EXERCISE TASK = With the images removed, repeat the data below exactly.

SOURCE DATA =
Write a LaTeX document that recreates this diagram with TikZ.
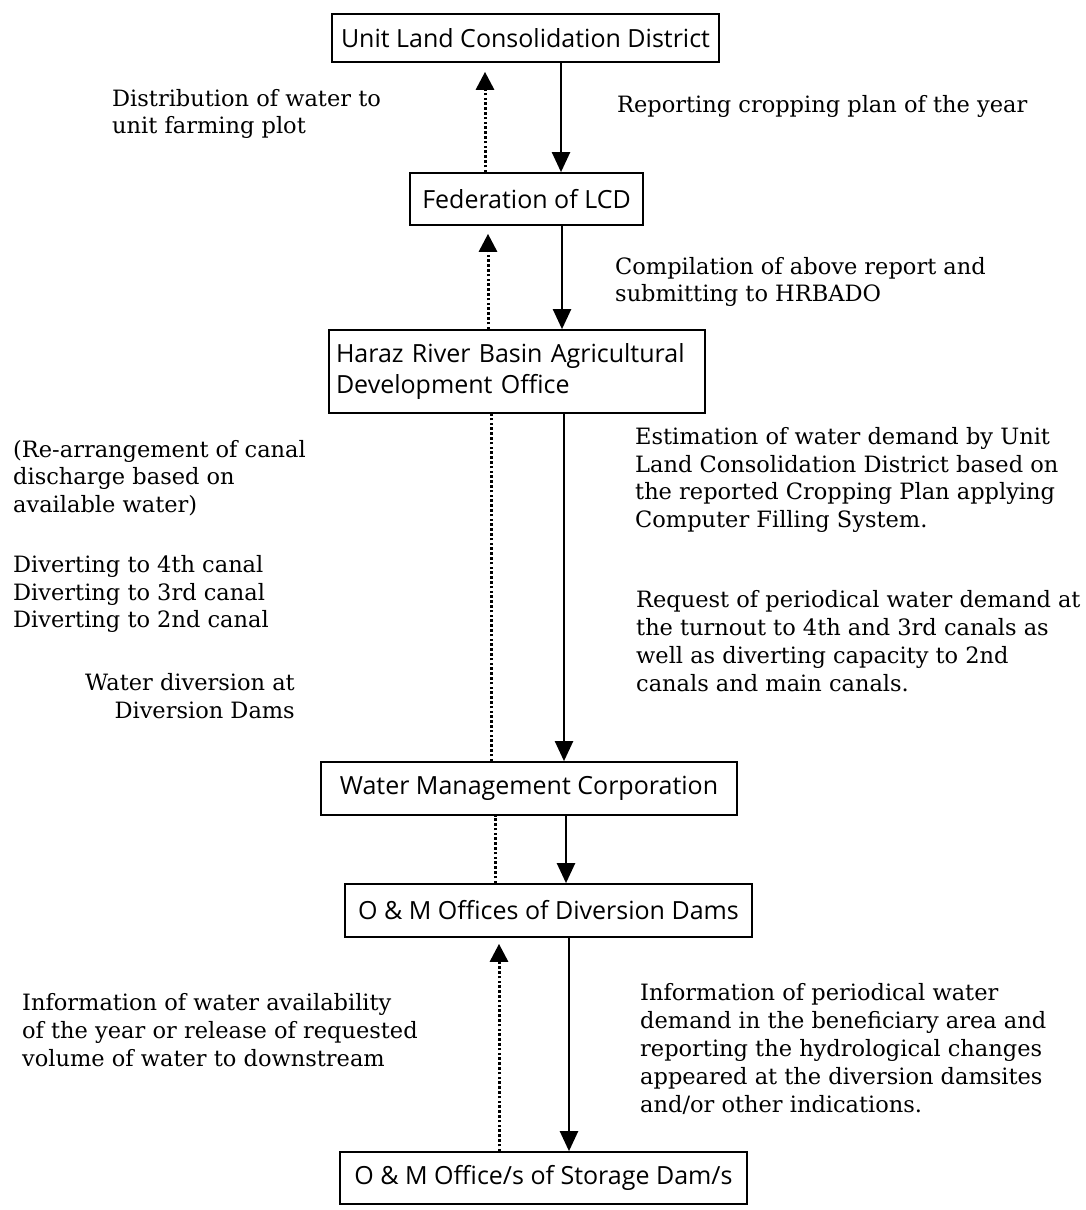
\documentclass[tikz,border=0pt]{standalone}
\usepackage{fontspec}
\setmainfont{DejaVu Serif}
\newfontfamily\boxfont{Open Sans}
\usetikzlibrary{arrows.meta}
\begin{document}
\begin{tikzpicture}[x=1pt,y=1pt,
  box/.style={draw, line width=1.7pt, inner sep=0pt, font=\boxfont\fontsize{25}{30}\selectfont},
  lbl/.style={inner sep=0pt, align=left, font=\fontsize{22.5}{27.8}\selectfont},
  solidarr/.style={line width=2.2pt, -{Triangle[length=20pt,width=18pt]}},
  dotarr/.style={line width=3pt, dash pattern=on 2.6pt off 2.2pt, -{Triangle[length=18pt,width=18pt]}},
  dotline/.style={line width=3pt, dash pattern=on 2.6pt off 2.2pt}
]
\useasboundingbox (0,0) rectangle (1085,-1210);
\fill[white] (0,0) rectangle (1085,-1210);

% boxes
\node[box, minimum width=387pt, minimum height=48pt] (b1) at (525.5,-38) {Unit Land Consolidation District};
\node[box, minimum width=233pt, minimum height=52pt] (b2) at (526.5,-199) {Federation of LCD};
\node[box, minimum width=376pt, minimum height=83pt, text width=362pt, align=left, font=\boxfont\fontsize{25}{31}\selectfont] (b3) at (517,-371.5) {Haraz River Basin Agricultural\\Development Office};
\node[box, minimum width=416pt, minimum height=53pt] (b4) at (529,-788.5) {Water Management Corporation};
\node[box, minimum width=407pt, minimum height=53pt] (b5) at (548.5,-910.5) {O \& M Offices of Diversion Dams};
\node[box, minimum width=407pt, minimum height=52pt] (b6) at (543.5,-1178) {O \& M Office/s of Storage Dam/s};

% arrow columns
\coordinate (s1) at (561,0);
\coordinate (s2) at (562,0);
\coordinate (s3) at (564,0);
\coordinate (s4) at (566,0);
\coordinate (s5) at (569,0);
\coordinate (d1) at (485,0);
\coordinate (d2) at (488,0);
\coordinate (d3) at (491,0);
\coordinate (d4) at (495,0);
\coordinate (d5) at (499,0);

% solid (downward) connectors
\draw[solidarr] (b1.south -| s1) -- (b2.north -| s1);
\draw[solidarr] (b2.south -| s2) -- (b3.north -| s2);
\draw[solidarr] (b3.south -| s3) -- (b4.north -| s3);
\draw[solidarr] (b4.south -| s4) -- (b5.north -| s4);
\draw[solidarr] (b5.south -| s5) -- (b6.north -| s5);

% dotted (upward) connectors
\draw[dotarr, shorten >=9pt] (b2.north -| d1) -- (b1.south -| d1);
\draw[dotarr, shorten >=8pt] (b3.north -| d2) -- (b2.south -| d2);
\draw[dotline] (b4.north -| d3) -- (b3.south -| d3);
\draw[dotline] (b5.north -| d4) -- (b4.south -| d4);
\draw[dotarr, shorten >=6pt] (b6.north -| d5) -- (b5.south -| d5);

% labels
\node[lbl, anchor=west] (t1) at (112,-114) {Distribution of water to\\unit farming plot};
\node[lbl, anchor=west] (t2) at (617,-106) {Reporting cropping plan of the year};
\node[lbl, anchor=west] (t3) at (615,-282) {Compilation of above report and\\submitting to HRBADO};
\node[lbl, anchor=west] (t4) at (13,-478) {(Re-arrangement of canal\\discharge based on\\available water)};
\node[lbl, anchor=west] (t5) at (13,-594) {Diverting to 4th canal\\Diverting to 3rd canal\\Diverting to 2nd canal};
\node[lbl, anchor=east, align=right] (t6) at (295,-696) {Water diversion at\\Diversion Dams};
\node[lbl, anchor=west] (t7) at (635,-480) {Estimation of water demand by Unit\\Land Consolidation District based on\\the reported Cropping Plan applying\\Computer Filling System.};
\node[lbl, anchor=west] (t8) at (636,-641) {Request of periodical water demand at\\the turnout to 4th and 3rd canals as\\well as diverting capacity to 2nd\\canals and main canals.};
\node[lbl, anchor=west] (t9) at (22,-1030) {Information of water availability\\of the year or release of requested\\volume of water to downstream};
\node[lbl, anchor=west] (t10) at (640,-1049) {Information of periodical water\\demand in the beneficiary area and\\reporting the hydrological changes\\appeared at the diversion damsites\\and/or other indications.};
\end{tikzpicture}
\end{document}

RESULT =
Write a LaTeX document that recreates this diagram with TikZ.
\documentclass[tikz,border=0pt]{standalone}
\usepackage{fontspec}
\setmainfont{DejaVu Serif}
\newfontfamily\boxfont{Open Sans}
\usetikzlibrary{arrows.meta}
\begin{document}
\begin{tikzpicture}[x=1pt,y=1pt,
  box/.style={draw, line width=1.7pt, inner sep=0pt, font=\boxfont\fontsize{25}{30}\selectfont},
  lbl/.style={inner sep=0pt, align=left, font=\fontsize{22.5}{27.8}\selectfont},
  solidarr/.style={line width=2.2pt, -{Triangle[length=20pt,width=18pt]}},
  dotarr/.style={line width=3pt, dash pattern=on 2.6pt off 2.2pt, -{Triangle[length=18pt,width=18pt]}},
  dotline/.style={line width=3pt, dash pattern=on 2.6pt off 2.2pt}
]
\useasboundingbox (0,0) rectangle (1085,-1210);
\fill[white] (0,0) rectangle (1085,-1210);

% boxes
\node[box, minimum width=387pt, minimum height=48pt] (b1) at (525.5,-38) {Unit Land Consolidation District};
\node[box, minimum width=233pt, minimum height=52pt] (b2) at (526.5,-199) {Federation of LCD};
\node[box, minimum width=376pt, minimum height=83pt, text width=362pt, align=left, font=\boxfont\fontsize{25}{31}\selectfont] (b3) at (517,-371.5) {Haraz River Basin Agricultural\\Development Office};
\node[box, minimum width=416pt, minimum height=53pt] (b4) at (529,-788.5) {Water Management Corporation};
\node[box, minimum width=407pt, minimum height=53pt] (b5) at (548.5,-910.5) {O \& M Offices of Diversion Dams};
\node[box, minimum width=407pt, minimum height=52pt] (b6) at (543.5,-1178) {O \& M Office/s of Storage Dam/s};

% arrow columns
\coordinate (s1) at (561,0);
\coordinate (s2) at (562,0);
\coordinate (s3) at (564,0);
\coordinate (s4) at (566,0);
\coordinate (s5) at (569,0);
\coordinate (d1) at (485,0);
\coordinate (d2) at (488,0);
\coordinate (d3) at (491,0);
\coordinate (d4) at (495,0);
\coordinate (d5) at (499,0);

% solid (downward) connectors
\draw[solidarr] (b1.south -| s1) -- (b2.north -| s1);
\draw[solidarr] (b2.south -| s2) -- (b3.north -| s2);
\draw[solidarr] (b3.south -| s3) -- (b4.north -| s3);
\draw[solidarr] (b4.south -| s4) -- (b5.north -| s4);
\draw[solidarr] (b5.south -| s5) -- (b6.north -| s5);

% dotted (upward) connectors
\draw[dotarr, shorten >=9pt] (b2.north -| d1) -- (b1.south -| d1);
\draw[dotarr, shorten >=8pt] (b3.north -| d2) -- (b2.south -| d2);
\draw[dotline] (b4.north -| d3) -- (b3.south -| d3);
\draw[dotline] (b5.north -| d4) -- (b4.south -| d4);
\draw[dotarr, shorten >=6pt] (b6.north -| d5) -- (b5.south -| d5);

% labels
\node[lbl, anchor=west] (t1) at (112,-114) {Distribution of water to\\unit farming plot};
\node[lbl, anchor=west] (t2) at (617,-106) {Reporting cropping plan of the year};
\node[lbl, anchor=west] (t3) at (615,-282) {Compilation of above report and\\submitting to HRBADO};
\node[lbl, anchor=west] (t4) at (13,-478) {(Re-arrangement of canal\\discharge based on\\available water)};
\node[lbl, anchor=west] (t5) at (13,-594) {Diverting to 4th canal\\Diverting to 3rd canal\\Diverting to 2nd canal};
\node[lbl, anchor=east, align=right] (t6) at (295,-696) {Water diversion at\\Diversion Dams};
\node[lbl, anchor=west] (t7) at (635,-480) {Estimation of water demand by Unit\\Land Consolidation District based on\\the reported Cropping Plan applying\\Computer Filling System.};
\node[lbl, anchor=west] (t8) at (636,-641) {Request of periodical water demand at\\the turnout to 4th and 3rd canals as\\well as diverting capacity to 2nd\\canals and main canals.};
\node[lbl, anchor=west] (t9) at (22,-1030) {Information of water availability\\of the year or release of requested\\volume of water to downstream};
\node[lbl, anchor=west] (t10) at (640,-1049) {Information of periodical water\\demand in the beneficiary area and\\reporting the hydrological changes\\appeared at the diversion damsites\\and/or other indications.};
\end{tikzpicture}
\end{document}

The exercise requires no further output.